**Data:**
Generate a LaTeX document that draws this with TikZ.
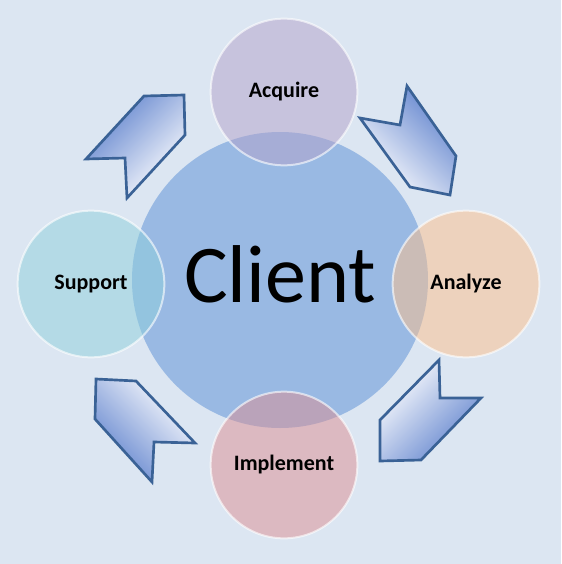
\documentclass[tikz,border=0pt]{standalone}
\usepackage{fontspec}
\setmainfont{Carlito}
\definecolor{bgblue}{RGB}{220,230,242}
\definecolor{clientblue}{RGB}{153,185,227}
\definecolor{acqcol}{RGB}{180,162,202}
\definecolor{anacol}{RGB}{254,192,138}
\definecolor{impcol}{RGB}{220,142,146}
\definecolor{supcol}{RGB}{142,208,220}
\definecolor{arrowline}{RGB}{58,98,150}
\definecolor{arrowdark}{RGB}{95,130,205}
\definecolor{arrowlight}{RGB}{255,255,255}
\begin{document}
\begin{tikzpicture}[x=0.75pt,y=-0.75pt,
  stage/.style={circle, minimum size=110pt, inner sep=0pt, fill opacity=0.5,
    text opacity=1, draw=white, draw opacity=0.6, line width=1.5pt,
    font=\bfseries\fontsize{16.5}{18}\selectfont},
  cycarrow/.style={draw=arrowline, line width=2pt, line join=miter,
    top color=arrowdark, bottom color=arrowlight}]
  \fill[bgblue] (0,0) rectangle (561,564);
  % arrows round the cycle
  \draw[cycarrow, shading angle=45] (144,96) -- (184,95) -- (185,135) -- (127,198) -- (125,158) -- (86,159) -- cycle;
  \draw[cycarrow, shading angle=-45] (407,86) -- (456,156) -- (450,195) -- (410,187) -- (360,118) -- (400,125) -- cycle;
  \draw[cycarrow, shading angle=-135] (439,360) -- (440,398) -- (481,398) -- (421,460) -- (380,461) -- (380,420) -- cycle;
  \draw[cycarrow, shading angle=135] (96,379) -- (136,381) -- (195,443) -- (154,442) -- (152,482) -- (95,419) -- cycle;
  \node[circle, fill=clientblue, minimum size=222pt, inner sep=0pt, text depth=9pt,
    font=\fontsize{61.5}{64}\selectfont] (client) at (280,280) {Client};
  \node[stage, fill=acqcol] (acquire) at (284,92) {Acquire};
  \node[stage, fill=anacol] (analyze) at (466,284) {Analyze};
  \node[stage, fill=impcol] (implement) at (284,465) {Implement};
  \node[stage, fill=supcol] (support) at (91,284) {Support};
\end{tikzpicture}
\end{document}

**Task description:**
Restate the whole of the material word for word without the pictures.

**Right answer:**
Generate a LaTeX document that draws this with TikZ.
\documentclass[tikz,border=0pt]{standalone}
\usepackage{fontspec}
\setmainfont{Carlito}
\definecolor{bgblue}{RGB}{220,230,242}
\definecolor{clientblue}{RGB}{153,185,227}
\definecolor{acqcol}{RGB}{180,162,202}
\definecolor{anacol}{RGB}{254,192,138}
\definecolor{impcol}{RGB}{220,142,146}
\definecolor{supcol}{RGB}{142,208,220}
\definecolor{arrowline}{RGB}{58,98,150}
\definecolor{arrowdark}{RGB}{95,130,205}
\definecolor{arrowlight}{RGB}{255,255,255}
\begin{document}
\begin{tikzpicture}[x=0.75pt,y=-0.75pt,
  stage/.style={circle, minimum size=110pt, inner sep=0pt, fill opacity=0.5,
    text opacity=1, draw=white, draw opacity=0.6, line width=1.5pt,
    font=\bfseries\fontsize{16.5}{18}\selectfont},
  cycarrow/.style={draw=arrowline, line width=2pt, line join=miter,
    top color=arrowdark, bottom color=arrowlight}]
  \fill[bgblue] (0,0) rectangle (561,564);
  % arrows round the cycle
  \draw[cycarrow, shading angle=45] (144,96) -- (184,95) -- (185,135) -- (127,198) -- (125,158) -- (86,159) -- cycle;
  \draw[cycarrow, shading angle=-45] (407,86) -- (456,156) -- (450,195) -- (410,187) -- (360,118) -- (400,125) -- cycle;
  \draw[cycarrow, shading angle=-135] (439,360) -- (440,398) -- (481,398) -- (421,460) -- (380,461) -- (380,420) -- cycle;
  \draw[cycarrow, shading angle=135] (96,379) -- (136,381) -- (195,443) -- (154,442) -- (152,482) -- (95,419) -- cycle;
  \node[circle, fill=clientblue, minimum size=222pt, inner sep=0pt, text depth=9pt,
    font=\fontsize{61.5}{64}\selectfont] (client) at (280,280) {Client};
  \node[stage, fill=acqcol] (acquire) at (284,92) {Acquire};
  \node[stage, fill=anacol] (analyze) at (466,284) {Analyze};
  \node[stage, fill=impcol] (implement) at (284,465) {Implement};
  \node[stage, fill=supcol] (support) at (91,284) {Support};
\end{tikzpicture}
\end{document}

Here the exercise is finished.